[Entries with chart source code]
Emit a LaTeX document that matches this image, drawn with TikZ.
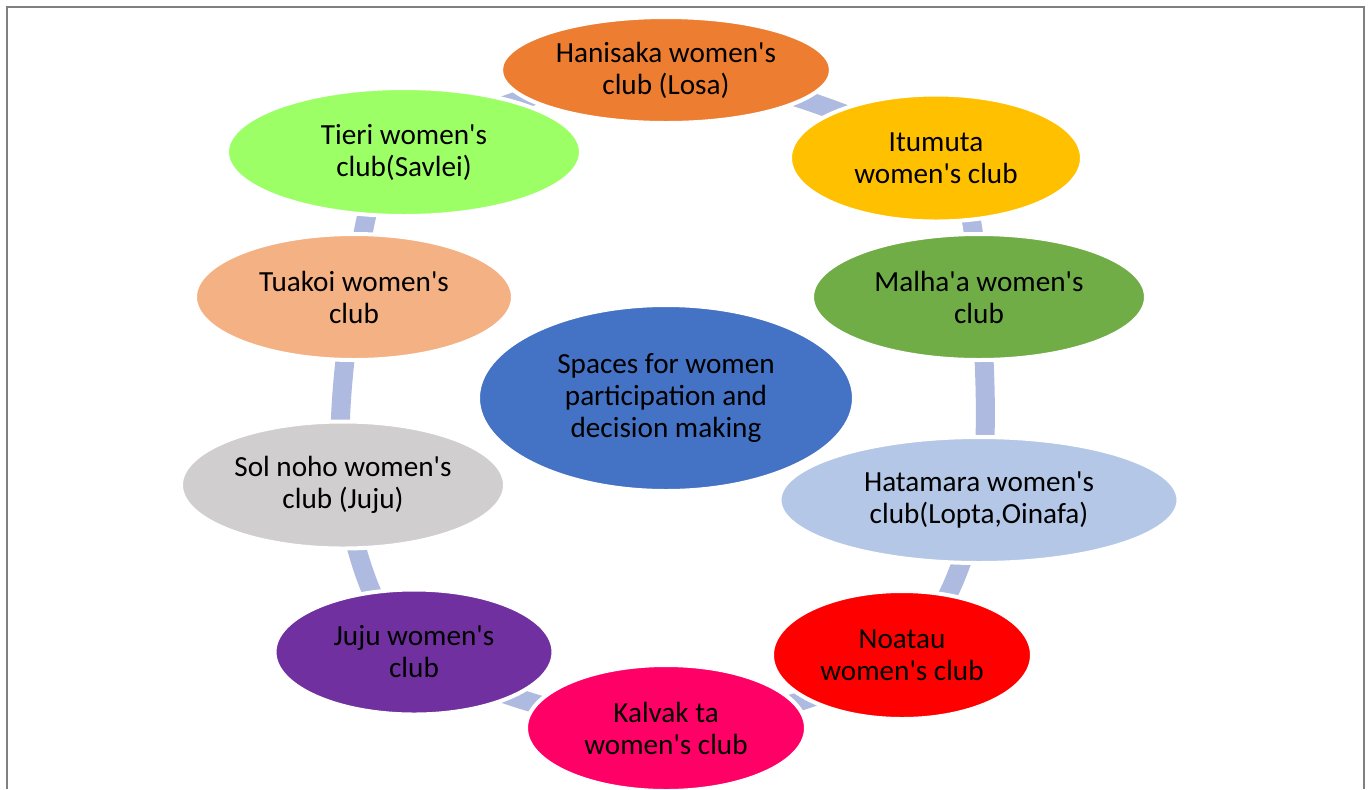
\documentclass[tikz,border=0pt]{standalone}
\usepackage{fontspec}
\setmainfont{Carlito}[Ligatures=TeXOff]
\usetikzlibrary{shapes.geometric,backgrounds}
\definecolor{ringblue}{RGB}{174,186,224}
\definecolor{framegray}{RGB}{128,128,128}
\definecolor{hanisakac}{RGB}{237,125,49}
\definecolor{itumutac}{RGB}{255,192,0}
\definecolor{malhaac}{RGB}{112,173,71}
\definecolor{hatamarac}{RGB}{180,199,231}
\definecolor{noatauc}{RGB}{255,0,0}
\definecolor{kalvakc}{RGB}{255,0,102}
\definecolor{jujuc}{RGB}{112,48,160}
\definecolor{solnohoc}{RGB}{208,206,206}
\definecolor{tuakoic}{RGB}{244,177,131}
\definecolor{tieric}{RGB}{156,255,102}
\definecolor{spacesc}{RGB}{68,114,196}
\begin{document}
\begin{tikzpicture}
[x=0.5pt,y=-0.5pt,
club/.style={shape=ellipse,draw=white,line width=2pt,inner sep=0pt,align=center,
  font=\fontsize{14.6pt}{16pt}\selectfont},
dims/.style 2 args={minimum width=#1*0.5pt+2pt,minimum height=#2*0.5pt+2pt},
ring/.style={ringblue,line width=9.5pt},
frame/.style={framegray,line width=1pt}]
\useasboundingbox (0,0) rectangle (1372,789);
% page frame
\draw[frame] (7,789) -- (7,7) -- (1364,7) -- (1364,789);

% clubs round the cycle
\node[club,fill=tieric,dims={350}{124}] (tieri) at (404,152) {Tieri women's\\club(Savlei)};
\node[club,fill=hanisakac,dims={326}{102}] (hanisaka) at (666,70) {Hanisaka women's\\club (Losa)};
\node[club,fill=itumutac,dims={288}{123}] (itumuta) at (936,158) {Itumuta\\women's club};
\node[club,fill=malhaac,dims={330}{122}] (malhaa) at (979,297) {Malha'a women's\\club};
\node[club,fill=hatamarac,dims={395}{122}] (hatamara) at (979,500) {Hatamara women's\\club(Lopta,Oinafa)};
\node[club,fill=noatauc,dims={256}{124}] (noatau) at (902,655) {Noatau\\women's club};
\node[club,fill=kalvakc,dims={276}{122}] (kalvak) at (666,728) {Kalvak ta\\women's club};
\node[club,fill=jujuc,dims={275}{121}] (juju) at (414,652) {Juju women's\\club};
\node[club,fill=solnohoc,dims={320}{123}] (solnoho) at (343,485) {Sol noho women's\\club (Juju)};
\node[club,fill=tuakoic,dims={314}{122}] (tuakoi) at (354,297) {Tuakoi women's\\club};

% centre
\node[club,fill=spacesc,dims={372}{182}] (spaces) at (666,398) {Spaces for women\\participation and\\decision making};

% ring behind the clubs
\begin{scope}[on background layer]
\draw[ring] plot[smooth cycle] coordinates {(hanisaka.center) (itumuta.center) (malhaa.center)
  (hatamara.center) (noatau.center) (kalvak.center) (juju.center) (solnoho.center)
  (tuakoi.center) (tieri.center)};
\end{scope}
\end{tikzpicture}
\end{document}
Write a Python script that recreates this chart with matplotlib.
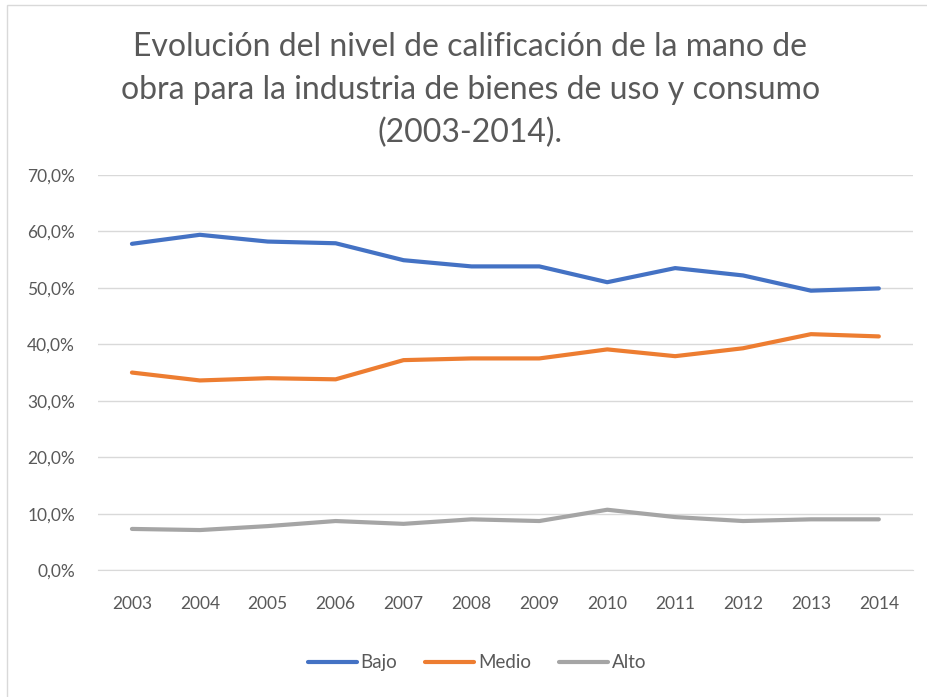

§ EXERCISE GOAL
Tell how many lines above contain the word "this". Give the number alone.

§ WRITTEN RESPONSE
2